President Trump’s Cabinet member, Defense Secretary James Mattis recently paid a trip to two Asian countries, namely South Korea and Japan. Both countries have been uncertain about the U.S. attitude towards alliances because of President Trump suggestion that they should develop their own nuclear weapons to defend themselves during his campaign. Mattis’s trip is significant for both countries because of his guarantee that the U.S. is committed to defending South Korea and Japan, and as such, will not abandon these two countries. On the other hand, the Trump administration will press the allied countries to do more rather than solely dependent on the U.S. for support
During the two-day visit to Seoul, Secretary Mattis sent a strong message of support to a key U.S. ally facing an all-encompassing domestic political crisis, which at the same time, is facing a growing threat from North Korea’s expanding nuclear and missile arsenal. In order to effectively defend South Korea, Mattis pushed to deploy an antimissile system known as THAAD, short for Terminal High Altitude Area Defense, which would be used to intercept North Korea’s medium-range missiles. THAAD has been a security concern in both China and Russia which believe THAAD deployment on the Korea Peninsula will threaten the mainland’s national security interests.
As well, tensions with China have been deeply rooted in U.S.-Japan bilateral relations for ages. During the visit in Tokyo, Mattis reaffirmed the American defense commitment, specifically, Article Five of the U.S.–Japan Security Treaty applies to the Senkakus – islands that China covets and which past U.S. administrations have agreed to help defend.
However, surprisingly, when Mattis talked about the South China Sea dispute, he expressed that the military should not be the top choice, but rather, that it is the diplomats who should be carrying the ball. Mattis praised Japan as “a model of cost sharing,” but he might use the opportunity to urge the Abe administration not to lose momentum on base realignment in Okinawa, where local officials, activists, and outside agitators have sought to prevent construction of a replacement facility that would shift Marine Corps Air Station Futenma from a crowded downtown area to a safer, more remote location.

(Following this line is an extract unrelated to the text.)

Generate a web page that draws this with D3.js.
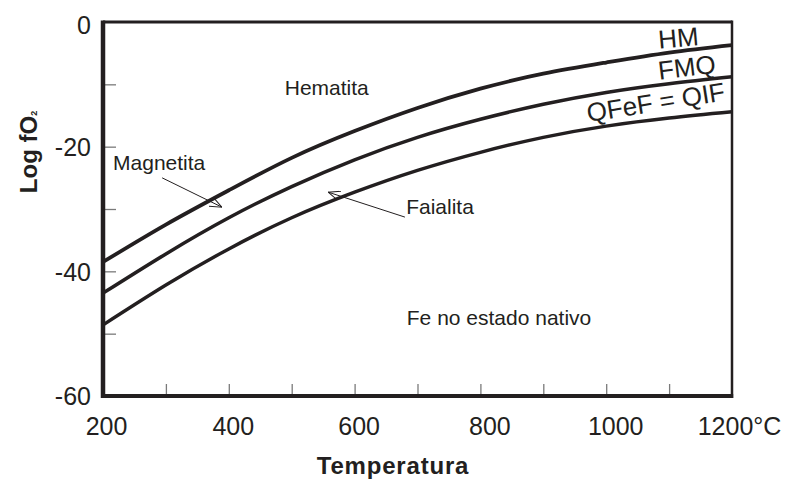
<!DOCTYPE html>
<html>
<head>
<meta charset="utf-8">
<script src="https://cdn.jsdelivr.net/npm/d3@7/dist/d3.min.js"></script>
<style>
  html, body { margin: 0; padding: 0; background: #fff; }
  svg { display: block; }
  text { font-family: "Liberation Sans", Arial, sans-serif; fill: #231f20; }
</style>
</head>
<body>
<svg id="chart" width="787" height="479"></svg>
<script>
// ---- data ----
const temperatures = [200, 300, 400, 500, 600, 700, 800, 900, 1000, 1100, 1200];
const hmValues   = [-38.5, -32.5, -27.0, -21.8, -17.5, -13.8, -10.7, -8.3, -6.5, -4.9, -3.7];
const fmqValues  = [-43.5, -37.2, -31.4, -26.4, -22.1, -18.5, -15.6, -13.2, -11.3, -9.9, -8.8];
const qfefValues = [-48.6, -42.2, -36.4, -31.4, -27.3, -23.8, -20.9, -18.5, -16.7, -15.4, -14.4];
const seriesNames = ["HM", "FMQ", "QFeF = QIF"];
const xTickValues = [200, 400, 600, 800, 1000, 1200];
const xTickLabels = ["200", "400", "600", "800", "1000", "1200°C"];
const xMinorTicks = [300, 400, 500, 600, 700, 800, 900, 1000, 1100];
const yTickValues = [0, -20, -40, -60];
const yMinorTicks = [-10, -20, -30, -40, -50];
const regionLabels = ["Hematita", "Magnetita", "Faialita", "Fe no estado nativo"];

// ---- layout ----
const svg = d3.select("#chart");
const x = d3.scaleLinear().domain([200, 1200]).range([103, 732]);
const y = d3.scaleLinear().domain([0, -60]).range([22, 396]);
const dark = "#231f20";

// minor ticks (inside)
svg.append("g")
  .attr("transform", `translate(0,${y(-60)})`)
  .call(d3.axisTop(x).tickValues(xMinorTicks).tickSize(12).tickFormat(""))
  .call(g => g.select(".domain").remove())
  .call(g => g.selectAll("line").attr("stroke", "#7a7a7a").attr("stroke-width", 1.3));
svg.append("g")
  .attr("transform", `translate(${x(200)},0)`)
  .call(d3.axisRight(y).tickValues(yMinorTicks).tickSize(13).tickFormat(""))
  .call(g => g.select(".domain").remove())
  .call(g => g.selectAll("line").attr("stroke", "#7a7a7a").attr("stroke-width", 1.3));

// tick labels
const xAxis = svg.append("g")
  .attr("transform", `translate(0,${y(-60)})`)
  .call(d3.axisBottom(x).tickValues(xTickValues).tickSize(0).tickPadding(21)
        .tickFormat((d, i) => xTickLabels[i]));
xAxis.select(".domain").remove();
xAxis.selectAll("text").attr("font-size", 25).attr("font-family", "Liberation Sans, Arial, sans-serif")
  .attr("fill", dark).attr("dy", "0.71em")
  .attr("dx", (d, i) => i === xTickLabels.length - 1 ? 7 : (i === 0 ? 3 : (i >= 3 ? 9 : 4)));

const yAxis = svg.append("g")
  .attr("transform", `translate(${x(200)},0)`)
  .call(d3.axisLeft(y).tickValues(yTickValues).tickSize(0).tickPadding(12).tickFormat(d3.format("d")));
yAxis.select(".domain").remove();
yAxis.selectAll("text").attr("font-size", 25).attr("font-family", "Liberation Sans, Arial, sans-serif")
  .attr("fill", dark).text(d => d === 0 ? "0" : "-" + Math.abs(d))
  .attr("dy", d => d === 0 ? "0.45em" : "0.35em");

// frame
svg.append("line").attr("x1", x(200)).attr("x2", x(1200)).attr("y1", y(0)).attr("y2", y(0))
  .attr("stroke", dark).attr("stroke-width", 3);
svg.append("line").attr("x1", x(1200)).attr("x2", x(1200)).attr("y1", y(0) - 1.5).attr("y2", y(-60) + 2)
  .attr("stroke", dark).attr("stroke-width", 2.5);
svg.append("line").attr("x1", x(200)).attr("x2", x(1200) + 1.2).attr("y1", y(-60)).attr("y2", y(-60))
  .attr("stroke", dark).attr("stroke-width", 4);
svg.append("line").attr("x1", x(200)).attr("x2", x(200)).attr("y1", y(0) - 1.5).attr("y2", y(-60) + 2)
  .attr("stroke", dark).attr("stroke-width", 4.5);

// curves
const line = d3.line().x(d => x(d[0])).y(d => y(d[1])).curve(d3.curveNatural);
const allSeries = [hmValues, fmqValues, qfefValues];
const widths = [3.8, 3.5, 3.4];
allSeries.forEach((vals, i) => {
  svg.append("path")
    .datum(temperatures.map((t, j) => [t, vals[j]]))
    .attr("d", line)
    .attr("fill", "none")
    .attr("stroke", dark)
    .attr("stroke-width", widths[i])
    .attr("stroke-linecap", "butt");
});

// curve labels
const curveLabelPos = [
  { t: 1116, v: -4.0, rot: -5 },
  { t: 1130, v: -8.7, rot: -7 },
  { t: 1081, v: -14.3, rot: -9 }
];
seriesNames.forEach((name, i) => {
  const p = curveLabelPos[i];
  svg.append("text")
    .attr("transform", `translate(${x(p.t)},${y(p.v)}) rotate(${p.rot})`)
    .attr("text-anchor", "middle")
    .attr("font-size", 26)
    .text(name);
});

// region labels
const regionPos = [[489, -11.7], [216, -23.7], [682, -30.8], [683, -48.6]];
regionLabels.forEach((name, i) => {
  svg.append("text")
    .attr("x", x(regionPos[i][0]))
    .attr("y", y(regionPos[i][1]))
    .attr("font-size", 21)
    .text(name);
});

// arrows
const defs = svg.append("defs");
defs.append("marker")
  .attr("id", "openArrow")
  .attr("viewBox", "0 0 12 10")
  .attr("refX", 12).attr("refY", 5)
  .attr("markerWidth", 12).attr("markerHeight", 10)
  .attr("markerUnits", "userSpaceOnUse")
  .attr("orient", "auto")
  .append("path")
  .attr("d", "M0,0 L12,5 L0,10")
  .attr("fill", "none")
  .attr("stroke", dark)
  .attr("stroke-width", 1);

const arrows = [
  [[294, -25.0], [389, -29.7]],
  [[680, -31.3], [558, -27.3]]
];
arrows.forEach(a => {
  svg.append("line")
    .attr("x1", x(a[0][0])).attr("y1", y(a[0][1]))
    .attr("x2", x(a[1][0])).attr("y2", y(a[1][1]))
    .attr("stroke", dark).attr("stroke-width", 1)
    .attr("marker-end", "url(#openArrow)");
});

// axis titles
svg.append("text")
  .attr("x", 393).attr("y", 474)
  .attr("text-anchor", "middle")
  .attr("font-size", 24).attr("font-weight", "bold")
  .attr("letter-spacing", 0.8)
  .text("Temperatura");

const yTitle = svg.append("text")
  .attr("transform", "translate(37,152) rotate(-90)")
  .attr("text-anchor", "middle")
  .attr("font-size", 24).attr("font-weight", "bold");
yTitle.append("tspan").text("Log fO");
yTitle.append("tspan").attr("font-size", 9).attr("dy", 0).text("2");
</script>
</body>
</html>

This is a reassurance trip for Mattis, who clearly explained Trump’s alliance policy with South Korea and Japan, which the U.S will not leave the Asia-Pacific region to fend for itself. But at the same time, the U.S. wants allies to do more in support of themselves instead of relying on U.S. intervention.
This trip, however, has raised China’s dissatisfaction. Chinese foreign ministry spokesman Lu Kang accused Mattis of jeopardizing regional stability, saying in a statement, “We urge the US to take a responsible attitude, stop making wrong remarks on the issue involving the Diaoyu islands’ sovereignty, and avoid making the issue more complicated… bringing instability to the regional situation.”